Source data |
++++++

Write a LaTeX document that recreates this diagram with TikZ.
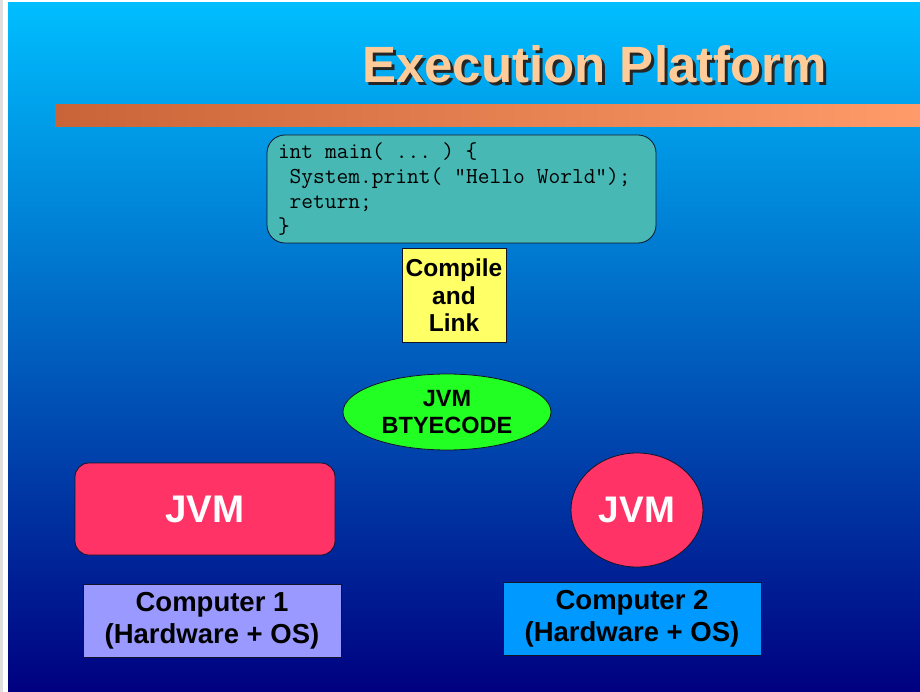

++++++

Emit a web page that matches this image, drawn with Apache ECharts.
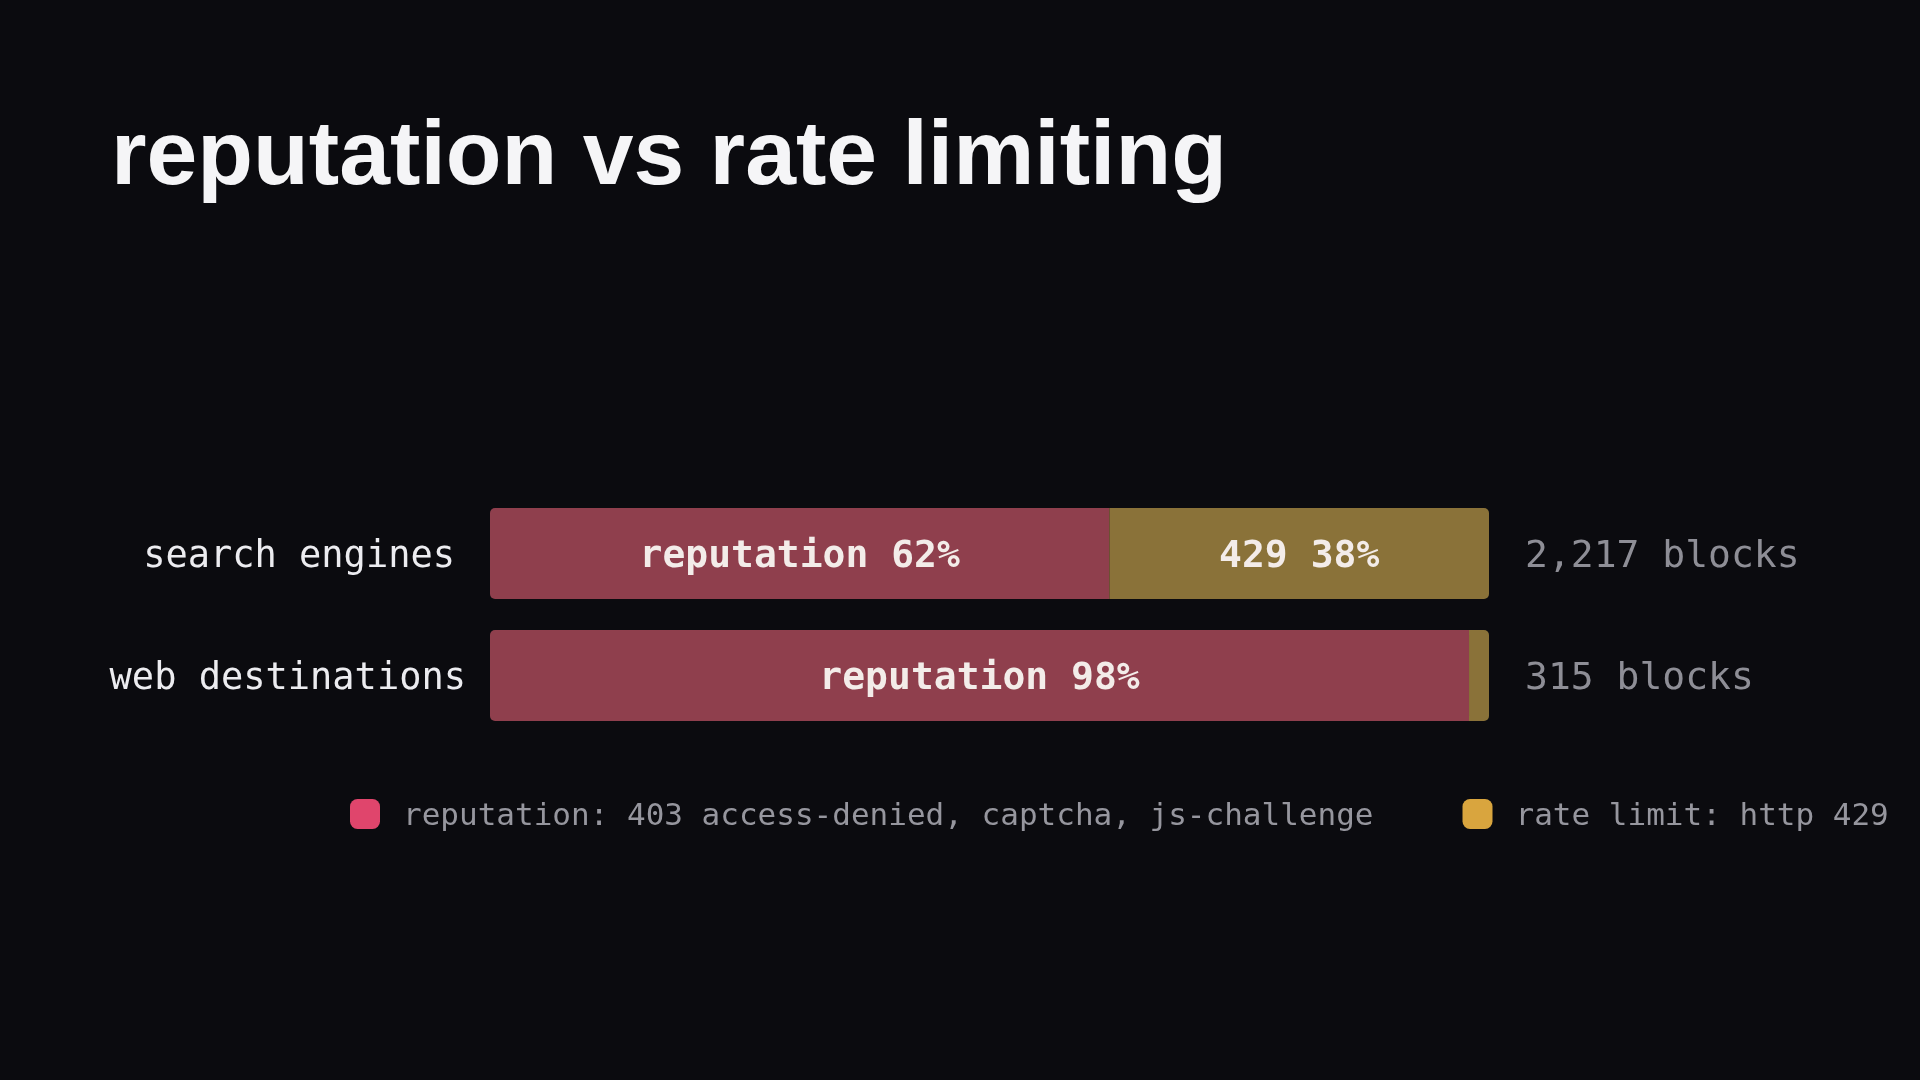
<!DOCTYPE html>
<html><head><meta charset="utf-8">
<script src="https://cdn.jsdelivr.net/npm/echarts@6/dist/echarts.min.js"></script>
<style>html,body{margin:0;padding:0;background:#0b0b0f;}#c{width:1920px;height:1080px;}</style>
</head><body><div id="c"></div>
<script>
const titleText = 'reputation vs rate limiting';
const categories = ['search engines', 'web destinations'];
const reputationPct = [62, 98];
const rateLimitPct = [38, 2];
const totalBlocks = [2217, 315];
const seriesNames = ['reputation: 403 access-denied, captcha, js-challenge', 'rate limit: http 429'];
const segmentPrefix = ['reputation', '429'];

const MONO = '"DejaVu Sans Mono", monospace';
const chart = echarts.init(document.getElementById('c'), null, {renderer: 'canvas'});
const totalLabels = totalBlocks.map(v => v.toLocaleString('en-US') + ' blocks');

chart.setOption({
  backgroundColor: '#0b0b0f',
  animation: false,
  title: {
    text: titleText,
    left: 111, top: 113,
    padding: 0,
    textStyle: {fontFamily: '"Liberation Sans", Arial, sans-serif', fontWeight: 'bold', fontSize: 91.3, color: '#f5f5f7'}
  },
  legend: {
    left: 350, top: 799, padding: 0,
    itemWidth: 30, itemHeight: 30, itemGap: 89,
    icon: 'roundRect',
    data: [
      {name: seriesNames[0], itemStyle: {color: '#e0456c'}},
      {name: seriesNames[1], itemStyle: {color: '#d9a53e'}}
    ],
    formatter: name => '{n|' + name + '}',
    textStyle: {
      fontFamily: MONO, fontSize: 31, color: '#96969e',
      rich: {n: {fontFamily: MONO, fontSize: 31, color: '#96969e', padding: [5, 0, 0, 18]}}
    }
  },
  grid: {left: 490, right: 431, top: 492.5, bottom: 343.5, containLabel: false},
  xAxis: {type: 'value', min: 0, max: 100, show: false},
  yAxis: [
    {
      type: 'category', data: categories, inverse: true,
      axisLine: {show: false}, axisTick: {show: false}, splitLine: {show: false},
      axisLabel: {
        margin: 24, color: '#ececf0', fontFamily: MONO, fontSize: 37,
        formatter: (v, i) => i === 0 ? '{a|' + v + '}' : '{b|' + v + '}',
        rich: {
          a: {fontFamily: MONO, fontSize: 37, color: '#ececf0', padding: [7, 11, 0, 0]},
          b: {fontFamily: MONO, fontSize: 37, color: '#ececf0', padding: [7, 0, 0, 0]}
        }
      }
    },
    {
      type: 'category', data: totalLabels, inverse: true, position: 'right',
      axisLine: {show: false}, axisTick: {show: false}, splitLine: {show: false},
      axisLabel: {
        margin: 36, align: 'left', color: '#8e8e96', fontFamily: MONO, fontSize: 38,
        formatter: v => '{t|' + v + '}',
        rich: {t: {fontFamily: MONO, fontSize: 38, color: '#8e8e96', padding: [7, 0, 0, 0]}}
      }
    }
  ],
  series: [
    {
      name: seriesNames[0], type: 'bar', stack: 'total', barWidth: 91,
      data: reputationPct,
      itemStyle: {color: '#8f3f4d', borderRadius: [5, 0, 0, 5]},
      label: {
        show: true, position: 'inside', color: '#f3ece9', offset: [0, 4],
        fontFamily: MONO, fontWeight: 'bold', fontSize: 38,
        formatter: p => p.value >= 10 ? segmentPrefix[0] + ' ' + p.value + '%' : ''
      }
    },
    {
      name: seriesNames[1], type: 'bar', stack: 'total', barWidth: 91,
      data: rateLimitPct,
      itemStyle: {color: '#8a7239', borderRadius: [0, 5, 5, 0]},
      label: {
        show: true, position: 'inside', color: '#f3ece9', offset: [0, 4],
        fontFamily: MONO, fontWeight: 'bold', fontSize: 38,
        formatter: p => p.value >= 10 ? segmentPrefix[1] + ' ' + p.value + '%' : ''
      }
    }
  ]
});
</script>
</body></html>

++++++

Short task |
From the records given above, copy all lines containing "with".

Full output |
Write a LaTeX document that recreates this diagram with TikZ.
Emit a web page that matches this image, drawn with Apache ECharts.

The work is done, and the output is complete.